Obama pats himself on the back.

"Because of Financial Reform, the American people will never again be asked to foot the bill for Wall Street's mistakes.  There will be no more taxpayer-funded bailouts.  Period.  If a large financial institution should ever fail, we will have the tools to wind it down without endangering the broader economy."



By Dr.
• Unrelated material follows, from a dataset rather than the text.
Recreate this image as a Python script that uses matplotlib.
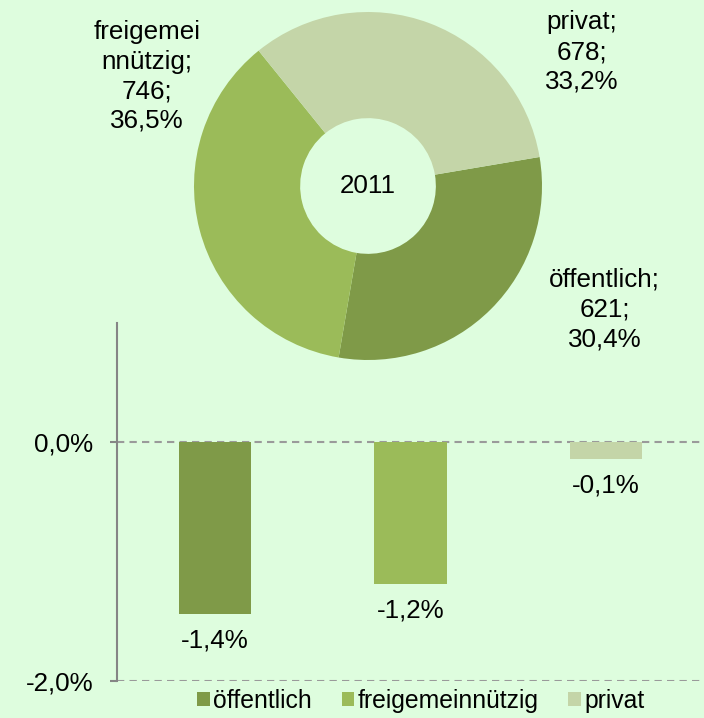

Pitchfork

This sounds great, but it's complete baloney.  How do we know?  Because in SIGTARP's recent report on Extraordinary Financial Assistance Provided to Citi, Geithner admits, in no uncertain terms, that the fabled "resolution authority" will never actually be used and that taxpayer-funded bailouts are still on the table.  The report notes:

"As Secretary Geithner told SIGTARP, while the Dodd-Frank Act gives the Government 'better tools,' and reduced the risk of failures, '[i]n the future we may have to do exceptional things again' if the shock to the financial system is sufficiently large.  Secretary Geithner's candor about the prospect of having to 'do exceptional things again' in such an unknowable future crisis is comendable.  At the same time, it underscores a TARP legacy, the moral hazard associated with the continued existence of institutions that remain 'too big to fail.'"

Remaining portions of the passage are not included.